◆ THE TASK ◆
Below is a listing; write it out exactly and drop any images from it.

━━━━━━━━

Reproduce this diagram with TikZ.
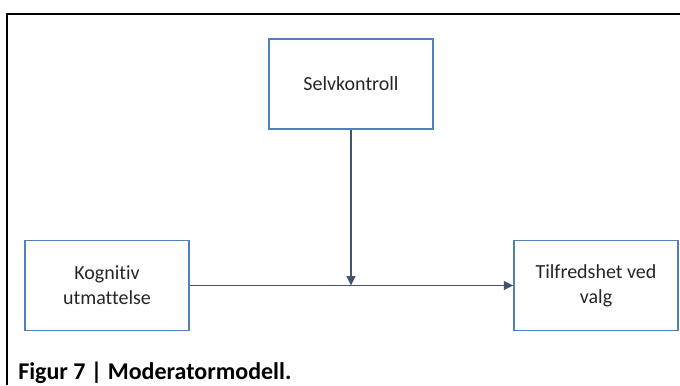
\documentclass[tikz,border=0pt]{standalone}
\usepackage{fontspec}
\setmainfont{Carlito}[Ligatures={NoCommon}]
\usetikzlibrary{arrows.meta}
\definecolor{boxblue}{RGB}{84,128,184}
\definecolor{arrowc}{RGB}{68,84,106}
\begin{document}
\begin{tikzpicture}[x=0.75pt,y=-0.75pt,
  box/.style={draw=boxblue,line width=1.1pt,minimum width=164*0.75pt,minimum height=90*0.75pt,
    inner sep=0pt,align=center,font=\fontsize{15}{18.5}\selectfont,text=black!85},
  conn/.style={draw=arrowc,line width=1.2pt,-{Triangle[length=7pt,width=6.5pt]}}]
\useasboundingbox (0,0) rectangle (680,385);
\fill[white] (0,0) rectangle (680,385);
\draw[black,line width=1.5pt] (6.5,385) -- (6.5,14.5) -- (681,14.5);
\node[box] (selv) at (351,84) {Selvkontroll};
\node[box] (kog) at (107,285.5) {Kognitiv\\utmattelse};
\node[box] (tilf) at (596,285.5) {Tilfredshet ved\\valg};
\coordinate (mid) at (selv.south |- kog.east);
\draw[conn] (kog.east) -- (tilf.west);
\draw[conn] (selv.south) -- (mid);
\node[anchor=base west,inner sep=0pt,font=\bfseries\fontsize{18}{21}\selectfont] (cap) at (18,379.5) {Figur 7 | Moderatormodell.};
\end{tikzpicture}
\end{document}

━━━━━━━━

◆ FINAL RESULT ◆
Reproduce this diagram with TikZ.
\documentclass[tikz,border=0pt]{standalone}
\usepackage{fontspec}
\setmainfont{Carlito}[Ligatures={NoCommon}]
\usetikzlibrary{arrows.meta}
\definecolor{boxblue}{RGB}{84,128,184}
\definecolor{arrowc}{RGB}{68,84,106}
\begin{document}
\begin{tikzpicture}[x=0.75pt,y=-0.75pt,
  box/.style={draw=boxblue,line width=1.1pt,minimum width=164*0.75pt,minimum height=90*0.75pt,
    inner sep=0pt,align=center,font=\fontsize{15}{18.5}\selectfont,text=black!85},
  conn/.style={draw=arrowc,line width=1.2pt,-{Triangle[length=7pt,width=6.5pt]}}]
\useasboundingbox (0,0) rectangle (680,385);
\fill[white] (0,0) rectangle (680,385);
\draw[black,line width=1.5pt] (6.5,385) -- (6.5,14.5) -- (681,14.5);
\node[box] (selv) at (351,84) {Selvkontroll};
\node[box] (kog) at (107,285.5) {Kognitiv\\utmattelse};
\node[box] (tilf) at (596,285.5) {Tilfredshet ved\\valg};
\coordinate (mid) at (selv.south |- kog.east);
\draw[conn] (kog.east) -- (tilf.west);
\draw[conn] (selv.south) -- (mid);
\node[anchor=base west,inner sep=0pt,font=\bfseries\fontsize{18}{21}\selectfont] (cap) at (18,379.5) {Figur 7 | Moderatormodell.};
\end{tikzpicture}
\end{document}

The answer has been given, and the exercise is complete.